"The Bedwetter: Journal of a Budding Psychopath" Book Review

Written by Tony Jones

Published by Three First Names

Written by Lee Allen Howard
2019, 246 pages, Fiction
Released on 1st May, 2019


If you’re easily offended and pick up a book with the subheading Journal of a Budding Psychopath then you have made a big mistake. Lee Allen Howard’s The Bedwetter has very few filters and after spending 250 pages inside the head of Russell Pisarek, you’ll desperately want a hot shower to wash his stench of his urine from your skin. Most 26-year-olds who pissed the bed would probably prefer to keep the fact hidden under their hat, but as we’re listening to Russell’s internal monologue, we’re privy to his inner-most thoughts, warts and all, many of which are deeply unpleasant. Others are very amusing, but much will depend upon where your personal line in the sand, regarding taste, lies.

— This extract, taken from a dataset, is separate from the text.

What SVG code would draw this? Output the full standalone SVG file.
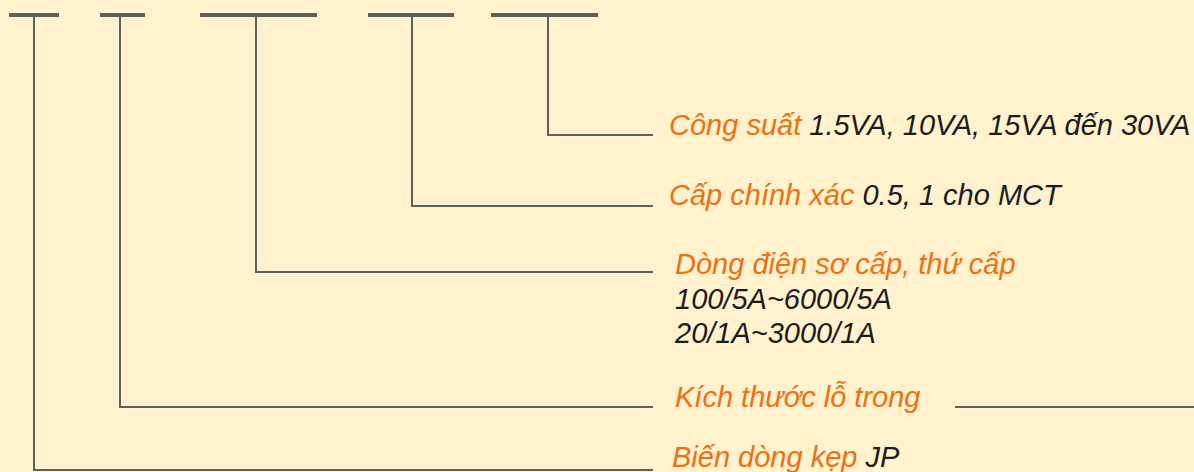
<svg xmlns="http://www.w3.org/2000/svg" width="1194" height="472" viewBox="0 0 1194 472">
<style>
.bar{stroke:#5f5f5f;stroke-width:4;fill:none}
.ln{stroke:#5f5f5f;stroke-width:2;fill:none}
text{font-family:"Liberation Sans",Arial,sans-serif;font-style:italic;font-size:29px}
.o{fill:#EE7010}
.k{fill:#1c1c1c}
</style>
<rect width="1194" height="472" fill="#FFF2CD"/>
<g id="bars">
<line class="bar" x1="9" y1="15" x2="59" y2="15"/>
<line class="bar" x1="100" y1="15" x2="145" y2="15"/>
<line class="bar" x1="200" y1="15" x2="317" y2="15"/>
<line class="bar" x1="368" y1="15" x2="454" y2="15"/>
<line class="bar" x1="491" y1="15" x2="598" y2="15"/>
</g>
<g id="connectors">
<polyline class="ln" points="548,15 548,135 653,135"/>
<polyline class="ln" points="412,15 412,206 653,206"/>
<polyline class="ln" points="256,15 256,272 653,272"/>
<polyline class="ln" points="120,15 120,407 653,407"/>
<polyline class="ln" points="34,15 34,470 653,470"/>
<line class="ln" x1="955" y1="407" x2="1194" y2="407"/>
</g>
<g id="n1"><text x="669" y="135"><tspan class="o">Công suất</tspan><tspan class="k"> 1.5VA, 10VA, 15VA đến 30VA</tspan></text></g>
<g id="n2"><text x="669" y="205"><tspan class="o">Cấp chính xác</tspan><tspan class="k"> 0.5, 1 cho MCT</tspan></text></g>
<g id="n3"><text x="675" y="274" class="o">Dòng điện sơ cấp, thứ cấp</text>
<text x="675" y="309" class="k">100/5A~6000/5A</text>
<text x="675" y="343" class="k">20/1A~3000/1A</text></g>
<g id="n4"><text x="675" y="407" class="o">Kích thước lỗ trong</text></g>
<g id="n5"><text x="672" y="467"><tspan class="o">Biến dòng kẹp</tspan><tspan class="k"> JP</tspan></text></g>
</svg>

The opening erotic (and I use the term very loosely) dream sequence is probably the nastiest, so if you can get past this then you might last the pace. Even though it’s decidedly unsavoury, it does have a sick sense of humour laced into the undercurrents. Bedwetter opens with a woman being tortured by having electric hair clippers jammed into the most personal of areas and when the clippers are switched on, a man then urinates on her. When the piss hits the electric trimmer, everything goes mental and she catches fire and is electrocuted. But don’t worry, it’s only a dream. However, our hero Russell Pisarek wishes it wasn’t.

In the midst of the dream Russell awakens seriously aroused and realised he has wet the bed. This often happens around 3am, which he names “the pissing hour”. Soaked in urine he comforts himself by shrouding himself in a homemade rug made of cat skins and we quickly realise Russell has a lot of issues. There is nothing subtle about Bedwetter and it is very easy to predict where everything is heading, with the book focusing upon his unpleasant escalations. This journey in bad taste will not be what everyone wants to read, especially when his inner thoughts begins to grate with the repetition of phrases such as “LOLz”.

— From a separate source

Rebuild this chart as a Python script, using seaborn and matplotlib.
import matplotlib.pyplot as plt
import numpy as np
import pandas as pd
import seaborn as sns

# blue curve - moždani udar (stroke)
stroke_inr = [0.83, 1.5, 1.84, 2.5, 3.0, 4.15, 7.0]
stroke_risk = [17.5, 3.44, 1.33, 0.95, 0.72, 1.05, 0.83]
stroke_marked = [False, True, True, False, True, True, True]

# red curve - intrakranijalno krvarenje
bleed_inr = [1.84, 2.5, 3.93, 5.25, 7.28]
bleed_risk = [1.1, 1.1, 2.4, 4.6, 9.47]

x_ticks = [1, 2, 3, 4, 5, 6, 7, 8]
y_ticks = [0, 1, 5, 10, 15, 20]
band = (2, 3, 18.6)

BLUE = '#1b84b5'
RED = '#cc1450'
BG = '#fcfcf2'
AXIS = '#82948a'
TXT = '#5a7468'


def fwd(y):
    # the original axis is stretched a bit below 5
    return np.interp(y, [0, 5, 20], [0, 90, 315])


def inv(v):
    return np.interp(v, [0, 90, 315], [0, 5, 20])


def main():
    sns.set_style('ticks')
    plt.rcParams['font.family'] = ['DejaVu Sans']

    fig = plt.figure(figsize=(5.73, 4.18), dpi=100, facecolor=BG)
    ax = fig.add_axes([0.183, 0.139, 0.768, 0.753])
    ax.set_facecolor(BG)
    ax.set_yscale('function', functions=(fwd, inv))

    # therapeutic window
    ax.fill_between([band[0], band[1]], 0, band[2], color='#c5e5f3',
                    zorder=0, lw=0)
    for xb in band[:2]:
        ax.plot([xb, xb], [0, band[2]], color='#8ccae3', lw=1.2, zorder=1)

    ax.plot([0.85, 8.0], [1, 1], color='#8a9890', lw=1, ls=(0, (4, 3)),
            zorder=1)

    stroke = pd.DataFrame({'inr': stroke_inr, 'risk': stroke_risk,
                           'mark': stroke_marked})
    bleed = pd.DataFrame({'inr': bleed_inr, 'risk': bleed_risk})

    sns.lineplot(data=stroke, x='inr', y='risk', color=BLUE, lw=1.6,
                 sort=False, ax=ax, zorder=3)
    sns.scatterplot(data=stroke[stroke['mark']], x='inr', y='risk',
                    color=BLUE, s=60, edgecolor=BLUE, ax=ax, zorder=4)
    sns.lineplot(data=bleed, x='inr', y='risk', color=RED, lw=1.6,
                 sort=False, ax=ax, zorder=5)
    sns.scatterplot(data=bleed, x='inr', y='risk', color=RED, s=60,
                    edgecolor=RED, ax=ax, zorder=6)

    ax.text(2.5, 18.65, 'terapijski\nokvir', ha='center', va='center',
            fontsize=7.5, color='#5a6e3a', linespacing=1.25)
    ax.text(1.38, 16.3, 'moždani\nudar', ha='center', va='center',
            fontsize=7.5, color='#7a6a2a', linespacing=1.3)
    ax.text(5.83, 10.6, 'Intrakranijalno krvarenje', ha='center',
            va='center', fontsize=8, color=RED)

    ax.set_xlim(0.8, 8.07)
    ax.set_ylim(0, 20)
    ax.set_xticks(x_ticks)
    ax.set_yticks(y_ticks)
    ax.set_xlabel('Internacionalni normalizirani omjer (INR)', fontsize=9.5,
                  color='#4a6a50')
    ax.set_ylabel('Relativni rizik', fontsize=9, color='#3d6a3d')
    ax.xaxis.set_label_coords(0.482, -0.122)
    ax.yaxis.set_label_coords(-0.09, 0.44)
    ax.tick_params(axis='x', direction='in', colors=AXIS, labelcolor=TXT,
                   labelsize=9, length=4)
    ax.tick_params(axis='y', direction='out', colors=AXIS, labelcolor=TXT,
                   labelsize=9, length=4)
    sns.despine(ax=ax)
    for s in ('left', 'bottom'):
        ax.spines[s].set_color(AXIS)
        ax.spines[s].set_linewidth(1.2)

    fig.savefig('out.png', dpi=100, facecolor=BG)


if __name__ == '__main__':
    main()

Russell lives with his slightly younger sister Becky and her son Aiden, who is the only character in the book Russell has a positive relationship with. Early in the novel, Becky announces her boyfriend will be moving in and Russell has to relocate to the damp basement so Aiden can take over his room.  Becky and Russell have a fractured relationship and she does not trust him, eventually she decides to buy a property with her partner, leaving Russell in the lurch and potentially homeless.

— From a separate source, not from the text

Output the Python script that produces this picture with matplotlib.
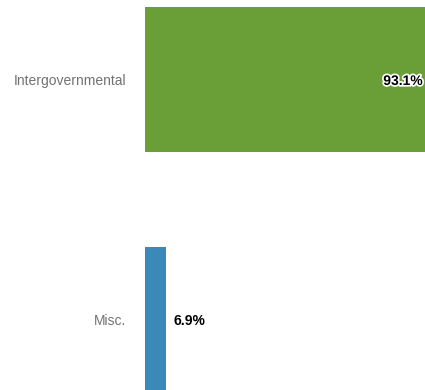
import matplotlib
matplotlib.use("Agg")
import matplotlib.pyplot as plt
import matplotlib.patheffects as pe

categories = ["Intergovernmental", "Misc."]
values = [93.1, 6.9]
labels = ["93.1%", "6.9%"]
colors = ["#6a9f38", "#3a89b9"]

plt.rcParams["font.family"] = ["Liberation Sans", "DejaVu Sans"]

fig = plt.figure(figsize=(4.25, 3.9), dpi=100)
ax = fig.add_axes([145 / 425, 0, 280 / 425, 1])

pos = list(range(len(categories)))
ax.barh(pos, values, height=0.604, color=colors)

ax.set_xlim(0, max(values))
ax.set_ylim(1.294, -0.331)

ax.set_yticks(pos)
ax.set_yticklabels(categories, color="#727272", fontsize=10)
ax.tick_params(axis="y", length=0, pad=13.5)
ax.set_xticks([])
for s in ax.spines.values():
    s.set_visible(False)

# value labels: inside the big bar, outside the small one
for i, (v, lab) in enumerate(zip(values, labels)):
    if v > 50:
        ax.annotate(lab, (v, i), xytext=(-1.5, 0), textcoords="offset points",
                    ha="right", va="center_baseline", fontsize=10, fontweight="bold",
                    color="black",
                    path_effects=[pe.withStroke(linewidth=2.5, foreground="white")])
    else:
        ax.annotate(lab, (v, i), xytext=(5.5, 0), textcoords="offset points",
                    ha="left", va="center_baseline", fontsize=10, fontweight="bold",
                    color="black")

fig.savefig("out.png", dpi=100)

As the title indicates, he is “a budding psychopath”, but he also comes across as a walking A-Z cliché, ticking all the problem boxes and loaded with every issue under the sun.  These include in no particular order: conflict with his estranged mother due to childhood abuse, he enjoys killing small animals, buys knives, loves violent computer games, he bullies random people on buses, has issues with drugs and was a high school dropout who lied to land a job in an animal research centre in Pittsburgh. There are also lots of none-too-subtle hints about dealings with social workers, random thefts, dodgy treatment of women and drug dealing. Russell is top-heavy with residual anger and it is little wonder he is single.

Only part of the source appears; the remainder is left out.